Pictures stay out. Extract the lines below from the first one through the line with "const categories = ['Water','Urban", both included.

=== RECORDED INFORMATION ===

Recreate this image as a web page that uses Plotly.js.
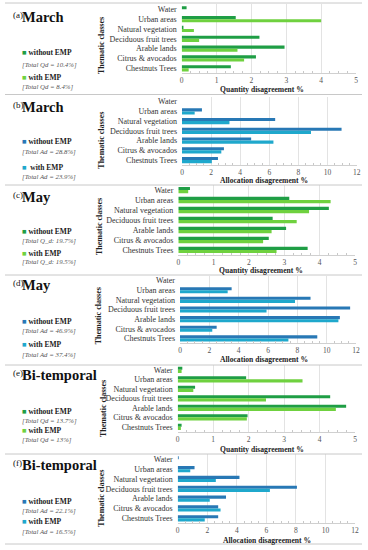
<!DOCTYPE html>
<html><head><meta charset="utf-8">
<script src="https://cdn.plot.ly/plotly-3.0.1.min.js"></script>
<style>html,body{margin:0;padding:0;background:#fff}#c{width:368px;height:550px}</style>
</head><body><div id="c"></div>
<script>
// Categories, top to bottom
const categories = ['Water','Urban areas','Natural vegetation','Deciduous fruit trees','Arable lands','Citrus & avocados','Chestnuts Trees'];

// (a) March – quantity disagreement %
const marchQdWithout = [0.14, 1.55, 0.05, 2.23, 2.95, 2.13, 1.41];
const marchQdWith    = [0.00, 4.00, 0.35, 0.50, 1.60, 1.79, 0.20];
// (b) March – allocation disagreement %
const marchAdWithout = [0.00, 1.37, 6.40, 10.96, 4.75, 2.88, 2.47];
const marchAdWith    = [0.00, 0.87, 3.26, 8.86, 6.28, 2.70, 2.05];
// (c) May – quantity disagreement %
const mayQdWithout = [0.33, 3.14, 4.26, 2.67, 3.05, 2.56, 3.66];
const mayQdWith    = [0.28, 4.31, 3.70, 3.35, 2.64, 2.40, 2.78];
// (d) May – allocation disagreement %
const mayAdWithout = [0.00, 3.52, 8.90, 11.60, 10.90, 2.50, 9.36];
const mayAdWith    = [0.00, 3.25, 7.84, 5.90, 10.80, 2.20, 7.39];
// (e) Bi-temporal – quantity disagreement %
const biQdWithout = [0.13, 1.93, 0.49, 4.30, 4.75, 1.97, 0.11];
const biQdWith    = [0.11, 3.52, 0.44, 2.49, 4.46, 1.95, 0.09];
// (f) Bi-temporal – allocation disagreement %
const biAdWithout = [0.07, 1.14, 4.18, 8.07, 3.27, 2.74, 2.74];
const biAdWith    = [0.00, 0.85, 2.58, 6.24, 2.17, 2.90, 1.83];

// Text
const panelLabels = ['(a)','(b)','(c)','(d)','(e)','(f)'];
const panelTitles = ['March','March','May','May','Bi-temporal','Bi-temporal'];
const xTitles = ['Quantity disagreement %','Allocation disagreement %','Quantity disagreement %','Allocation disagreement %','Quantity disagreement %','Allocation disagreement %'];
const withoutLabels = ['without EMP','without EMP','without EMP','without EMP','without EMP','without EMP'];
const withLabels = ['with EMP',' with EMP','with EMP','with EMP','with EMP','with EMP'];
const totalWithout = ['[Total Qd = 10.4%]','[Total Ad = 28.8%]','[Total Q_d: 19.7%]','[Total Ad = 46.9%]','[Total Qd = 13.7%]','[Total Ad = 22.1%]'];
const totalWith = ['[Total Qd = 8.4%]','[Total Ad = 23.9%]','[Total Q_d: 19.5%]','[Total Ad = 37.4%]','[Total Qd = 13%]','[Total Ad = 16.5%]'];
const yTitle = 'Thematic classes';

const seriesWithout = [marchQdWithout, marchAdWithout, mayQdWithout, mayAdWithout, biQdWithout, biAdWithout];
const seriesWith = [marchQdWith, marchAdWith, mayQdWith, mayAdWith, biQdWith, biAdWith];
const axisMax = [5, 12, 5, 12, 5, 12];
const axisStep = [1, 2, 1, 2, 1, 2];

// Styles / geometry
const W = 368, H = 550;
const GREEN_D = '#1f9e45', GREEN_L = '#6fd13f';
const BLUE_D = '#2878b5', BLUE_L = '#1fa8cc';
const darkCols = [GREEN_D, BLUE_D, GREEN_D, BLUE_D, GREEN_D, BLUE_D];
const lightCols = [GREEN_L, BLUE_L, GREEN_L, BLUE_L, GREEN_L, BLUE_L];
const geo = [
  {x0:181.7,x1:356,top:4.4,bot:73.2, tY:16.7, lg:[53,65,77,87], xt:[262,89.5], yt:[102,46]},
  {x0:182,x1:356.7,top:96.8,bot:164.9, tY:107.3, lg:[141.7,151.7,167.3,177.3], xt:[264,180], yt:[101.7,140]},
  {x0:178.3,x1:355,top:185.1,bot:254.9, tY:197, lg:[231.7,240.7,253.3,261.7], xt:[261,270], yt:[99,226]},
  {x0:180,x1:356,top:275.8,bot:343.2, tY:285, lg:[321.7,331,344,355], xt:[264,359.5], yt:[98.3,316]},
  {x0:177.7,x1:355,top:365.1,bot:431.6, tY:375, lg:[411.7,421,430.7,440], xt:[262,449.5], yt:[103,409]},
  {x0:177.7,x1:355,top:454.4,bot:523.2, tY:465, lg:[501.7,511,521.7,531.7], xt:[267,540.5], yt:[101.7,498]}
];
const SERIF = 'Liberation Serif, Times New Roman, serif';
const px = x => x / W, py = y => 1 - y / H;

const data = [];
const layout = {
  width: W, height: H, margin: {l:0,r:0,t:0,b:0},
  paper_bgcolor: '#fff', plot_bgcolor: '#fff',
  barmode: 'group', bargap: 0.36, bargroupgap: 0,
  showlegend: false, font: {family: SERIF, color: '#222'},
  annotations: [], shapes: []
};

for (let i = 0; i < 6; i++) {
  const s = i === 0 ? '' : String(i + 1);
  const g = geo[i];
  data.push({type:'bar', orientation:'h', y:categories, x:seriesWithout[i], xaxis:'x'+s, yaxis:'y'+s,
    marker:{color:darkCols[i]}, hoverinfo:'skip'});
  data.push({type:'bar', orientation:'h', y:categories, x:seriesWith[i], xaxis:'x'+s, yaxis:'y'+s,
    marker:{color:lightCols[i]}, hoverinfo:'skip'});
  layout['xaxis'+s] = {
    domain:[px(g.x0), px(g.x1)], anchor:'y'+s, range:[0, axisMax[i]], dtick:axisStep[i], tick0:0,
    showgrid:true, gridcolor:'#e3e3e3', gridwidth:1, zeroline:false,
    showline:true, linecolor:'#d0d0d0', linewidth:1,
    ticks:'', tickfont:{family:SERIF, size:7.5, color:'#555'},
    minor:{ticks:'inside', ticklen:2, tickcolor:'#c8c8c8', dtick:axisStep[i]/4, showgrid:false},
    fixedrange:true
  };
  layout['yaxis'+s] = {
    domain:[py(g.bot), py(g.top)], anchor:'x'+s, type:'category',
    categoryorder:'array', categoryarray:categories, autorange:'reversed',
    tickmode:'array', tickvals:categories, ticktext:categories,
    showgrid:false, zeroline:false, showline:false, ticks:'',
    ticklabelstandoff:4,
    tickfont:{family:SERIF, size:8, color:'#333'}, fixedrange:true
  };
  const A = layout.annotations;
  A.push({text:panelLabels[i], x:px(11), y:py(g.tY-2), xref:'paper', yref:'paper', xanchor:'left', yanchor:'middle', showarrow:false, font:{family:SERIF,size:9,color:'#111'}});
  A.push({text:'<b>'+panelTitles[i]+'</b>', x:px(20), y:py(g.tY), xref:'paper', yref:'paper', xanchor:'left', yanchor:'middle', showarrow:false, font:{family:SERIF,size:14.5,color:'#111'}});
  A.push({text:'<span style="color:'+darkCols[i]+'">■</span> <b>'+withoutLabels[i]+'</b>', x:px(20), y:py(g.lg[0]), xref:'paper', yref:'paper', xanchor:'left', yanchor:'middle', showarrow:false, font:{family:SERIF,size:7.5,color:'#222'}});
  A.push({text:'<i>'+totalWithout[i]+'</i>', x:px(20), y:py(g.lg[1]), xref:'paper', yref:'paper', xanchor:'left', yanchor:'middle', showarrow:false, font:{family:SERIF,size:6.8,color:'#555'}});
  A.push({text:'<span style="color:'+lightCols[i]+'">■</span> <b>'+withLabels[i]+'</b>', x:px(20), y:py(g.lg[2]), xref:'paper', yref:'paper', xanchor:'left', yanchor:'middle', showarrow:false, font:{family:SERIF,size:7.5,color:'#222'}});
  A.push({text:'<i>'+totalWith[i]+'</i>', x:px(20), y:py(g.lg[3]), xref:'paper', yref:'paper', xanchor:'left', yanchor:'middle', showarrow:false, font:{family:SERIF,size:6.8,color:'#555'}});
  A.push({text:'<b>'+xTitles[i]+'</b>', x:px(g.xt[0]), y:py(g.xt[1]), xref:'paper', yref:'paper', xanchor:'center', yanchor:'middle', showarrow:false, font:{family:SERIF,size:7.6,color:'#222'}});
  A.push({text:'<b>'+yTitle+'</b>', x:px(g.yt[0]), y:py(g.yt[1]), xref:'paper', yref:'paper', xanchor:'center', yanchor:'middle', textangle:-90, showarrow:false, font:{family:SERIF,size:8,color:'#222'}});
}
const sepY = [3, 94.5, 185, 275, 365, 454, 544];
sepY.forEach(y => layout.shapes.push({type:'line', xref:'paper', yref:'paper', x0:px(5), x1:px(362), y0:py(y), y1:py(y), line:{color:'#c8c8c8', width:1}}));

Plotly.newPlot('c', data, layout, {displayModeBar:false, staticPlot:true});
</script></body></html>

===

> FINAL ANSWER
Recreate this image as a web page that uses Plotly.js.
<!DOCTYPE html>
<html><head><meta charset="utf-8">
<script src="https://cdn.plot.ly/plotly-3.0.1.min.js"></script>
<style>html,body{margin:0;padding:0;background:#fff}#c{width:368px;height:550px}</style>
</head><body><div id="c"></div>
<script>
// Categories, top to bottom
const categories = ['Water','Urban areas','Natural vegetation','Deciduous fruit trees','Arable lands','Citrus & avocados','Chestnuts Trees'];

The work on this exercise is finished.